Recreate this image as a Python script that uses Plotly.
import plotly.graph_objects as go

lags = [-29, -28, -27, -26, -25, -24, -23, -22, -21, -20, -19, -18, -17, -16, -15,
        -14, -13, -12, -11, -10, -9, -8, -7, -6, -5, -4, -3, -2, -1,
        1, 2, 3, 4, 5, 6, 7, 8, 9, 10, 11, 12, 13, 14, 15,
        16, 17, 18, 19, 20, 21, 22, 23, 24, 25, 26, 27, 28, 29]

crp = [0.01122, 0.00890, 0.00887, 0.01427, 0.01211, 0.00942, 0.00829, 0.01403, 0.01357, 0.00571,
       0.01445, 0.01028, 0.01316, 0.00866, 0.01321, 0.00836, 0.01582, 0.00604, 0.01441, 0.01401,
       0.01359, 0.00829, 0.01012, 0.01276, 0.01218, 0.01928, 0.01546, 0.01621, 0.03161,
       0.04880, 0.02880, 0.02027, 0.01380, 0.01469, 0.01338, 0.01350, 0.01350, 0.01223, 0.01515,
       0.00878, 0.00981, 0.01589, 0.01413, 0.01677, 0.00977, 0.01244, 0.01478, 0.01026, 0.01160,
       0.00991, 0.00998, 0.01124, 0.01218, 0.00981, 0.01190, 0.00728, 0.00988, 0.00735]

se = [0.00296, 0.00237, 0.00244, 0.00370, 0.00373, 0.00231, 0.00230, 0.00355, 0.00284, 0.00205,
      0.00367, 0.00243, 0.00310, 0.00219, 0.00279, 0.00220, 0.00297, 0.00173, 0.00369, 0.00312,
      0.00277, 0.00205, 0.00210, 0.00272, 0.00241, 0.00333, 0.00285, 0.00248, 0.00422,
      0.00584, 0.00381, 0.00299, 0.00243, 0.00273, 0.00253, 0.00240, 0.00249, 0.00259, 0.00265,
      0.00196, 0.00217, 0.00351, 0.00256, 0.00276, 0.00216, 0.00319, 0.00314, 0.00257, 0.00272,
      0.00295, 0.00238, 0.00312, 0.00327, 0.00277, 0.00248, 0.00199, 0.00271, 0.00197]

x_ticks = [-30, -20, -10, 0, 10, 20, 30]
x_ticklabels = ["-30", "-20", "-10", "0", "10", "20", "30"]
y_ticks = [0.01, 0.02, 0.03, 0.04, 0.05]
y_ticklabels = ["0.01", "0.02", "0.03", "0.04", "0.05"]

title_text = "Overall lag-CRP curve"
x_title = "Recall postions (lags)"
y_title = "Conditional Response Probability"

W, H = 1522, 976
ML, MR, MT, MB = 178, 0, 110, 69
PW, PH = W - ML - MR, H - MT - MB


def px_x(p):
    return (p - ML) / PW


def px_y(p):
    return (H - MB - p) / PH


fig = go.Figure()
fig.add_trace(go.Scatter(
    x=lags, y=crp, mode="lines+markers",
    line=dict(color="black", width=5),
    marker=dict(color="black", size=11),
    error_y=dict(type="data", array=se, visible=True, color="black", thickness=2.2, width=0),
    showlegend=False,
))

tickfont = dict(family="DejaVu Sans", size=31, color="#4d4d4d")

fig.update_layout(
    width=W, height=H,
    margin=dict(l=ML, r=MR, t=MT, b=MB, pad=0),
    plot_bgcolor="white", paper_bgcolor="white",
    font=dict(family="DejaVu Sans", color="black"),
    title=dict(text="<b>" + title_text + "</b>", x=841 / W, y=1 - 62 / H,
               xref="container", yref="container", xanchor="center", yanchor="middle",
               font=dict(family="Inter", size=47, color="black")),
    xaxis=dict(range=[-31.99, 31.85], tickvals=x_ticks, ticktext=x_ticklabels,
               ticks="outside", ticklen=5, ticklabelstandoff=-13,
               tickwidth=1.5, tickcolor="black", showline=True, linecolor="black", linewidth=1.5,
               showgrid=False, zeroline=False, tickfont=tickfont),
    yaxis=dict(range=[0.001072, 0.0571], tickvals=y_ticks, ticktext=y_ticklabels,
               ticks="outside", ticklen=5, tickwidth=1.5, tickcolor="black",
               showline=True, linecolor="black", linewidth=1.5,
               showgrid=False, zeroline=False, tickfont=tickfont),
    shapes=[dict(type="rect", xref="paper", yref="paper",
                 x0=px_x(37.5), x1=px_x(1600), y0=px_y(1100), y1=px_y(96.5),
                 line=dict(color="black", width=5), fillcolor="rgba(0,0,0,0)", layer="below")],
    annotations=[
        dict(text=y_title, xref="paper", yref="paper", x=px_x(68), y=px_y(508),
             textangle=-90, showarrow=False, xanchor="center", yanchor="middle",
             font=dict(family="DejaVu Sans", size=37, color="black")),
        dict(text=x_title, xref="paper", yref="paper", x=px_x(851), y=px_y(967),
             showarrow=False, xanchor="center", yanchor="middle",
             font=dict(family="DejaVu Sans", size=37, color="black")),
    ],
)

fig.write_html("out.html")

> **What is being asked**: Can you reproduce all the material exactly?

> **Solution to this task**:
Recreate this image as a Python script that uses Plotly.
import plotly.graph_objects as go

lags = [-29, -28, -27, -26, -25, -24, -23, -22, -21, -20, -19, -18, -17, -16, -15,
        -14, -13, -12, -11, -10, -9, -8, -7, -6, -5, -4, -3, -2, -1,
        1, 2, 3, 4, 5, 6, 7, 8, 9, 10, 11, 12, 13, 14, 15,
        16, 17, 18, 19, 20, 21, 22, 23, 24, 25, 26, 27, 28, 29]

crp = [0.01122, 0.00890, 0.00887, 0.01427, 0.01211, 0.00942, 0.00829, 0.01403, 0.01357, 0.00571,
       0.01445, 0.01028, 0.01316, 0.00866, 0.01321, 0.00836, 0.01582, 0.00604, 0.01441, 0.01401,
       0.01359, 0.00829, 0.01012, 0.01276, 0.01218, 0.01928, 0.01546, 0.01621, 0.03161,
       0.04880, 0.02880, 0.02027, 0.01380, 0.01469, 0.01338, 0.01350, 0.01350, 0.01223, 0.01515,
       0.00878, 0.00981, 0.01589, 0.01413, 0.01677, 0.00977, 0.01244, 0.01478, 0.01026, 0.01160,
       0.00991, 0.00998, 0.01124, 0.01218, 0.00981, 0.01190, 0.00728, 0.00988, 0.00735]

se = [0.00296, 0.00237, 0.00244, 0.00370, 0.00373, 0.00231, 0.00230, 0.00355, 0.00284, 0.00205,
      0.00367, 0.00243, 0.00310, 0.00219, 0.00279, 0.00220, 0.00297, 0.00173, 0.00369, 0.00312,
      0.00277, 0.00205, 0.00210, 0.00272, 0.00241, 0.00333, 0.00285, 0.00248, 0.00422,
      0.00584, 0.00381, 0.00299, 0.00243, 0.00273, 0.00253, 0.00240, 0.00249, 0.00259, 0.00265,
      0.00196, 0.00217, 0.00351, 0.00256, 0.00276, 0.00216, 0.00319, 0.00314, 0.00257, 0.00272,
      0.00295, 0.00238, 0.00312, 0.00327, 0.00277, 0.00248, 0.00199, 0.00271, 0.00197]

x_ticks = [-30, -20, -10, 0, 10, 20, 30]
x_ticklabels = ["-30", "-20", "-10", "0", "10", "20", "30"]
y_ticks = [0.01, 0.02, 0.03, 0.04, 0.05]
y_ticklabels = ["0.01", "0.02", "0.03", "0.04", "0.05"]

title_text = "Overall lag-CRP curve"
x_title = "Recall postions (lags)"
y_title = "Conditional Response Probability"

W, H = 1522, 976
ML, MR, MT, MB = 178, 0, 110, 69
PW, PH = W - ML - MR, H - MT - MB


def px_x(p):
    return (p - ML) / PW


def px_y(p):
    return (H - MB - p) / PH


fig = go.Figure()
fig.add_trace(go.Scatter(
    x=lags, y=crp, mode="lines+markers",
    line=dict(color="black", width=5),
    marker=dict(color="black", size=11),
    error_y=dict(type="data", array=se, visible=True, color="black", thickness=2.2, width=0),
    showlegend=False,
))

tickfont = dict(family="DejaVu Sans", size=31, color="#4d4d4d")

fig.update_layout(
    width=W, height=H,
    margin=dict(l=ML, r=MR, t=MT, b=MB, pad=0),
    plot_bgcolor="white", paper_bgcolor="white",
    font=dict(family="DejaVu Sans", color="black"),
    title=dict(text="<b>" + title_text + "</b>", x=841 / W, y=1 - 62 / H,
               xref="container", yref="container", xanchor="center", yanchor="middle",
               font=dict(family="Inter", size=47, color="black")),
    xaxis=dict(range=[-31.99, 31.85], tickvals=x_ticks, ticktext=x_ticklabels,
               ticks="outside", ticklen=5, ticklabelstandoff=-13,
               tickwidth=1.5, tickcolor="black", showline=True, linecolor="black", linewidth=1.5,
               showgrid=False, zeroline=False, tickfont=tickfont),
    yaxis=dict(range=[0.001072, 0.0571], tickvals=y_ticks, ticktext=y_ticklabels,
               ticks="outside", ticklen=5, tickwidth=1.5, tickcolor="black",
               showline=True, linecolor="black", linewidth=1.5,
               showgrid=False, zeroline=False, tickfont=tickfont),
    shapes=[dict(type="rect", xref="paper", yref="paper",
                 x0=px_x(37.5), x1=px_x(1600), y0=px_y(1100), y1=px_y(96.5),
                 line=dict(color="black", width=5), fillcolor="rgba(0,0,0,0)", layer="below")],
    annotations=[
        dict(text=y_title, xref="paper", yref="paper", x=px_x(68), y=px_y(508),
             textangle=-90, showarrow=False, xanchor="center", yanchor="middle",
             font=dict(family="DejaVu Sans", size=37, color="black")),
        dict(text=x_title, xref="paper", yref="paper", x=px_x(851), y=px_y(967),
             showarrow=False, xanchor="center", yanchor="middle",
             font=dict(family="DejaVu Sans", size=37, color="black")),
    ],
)

fig.write_html("out.html")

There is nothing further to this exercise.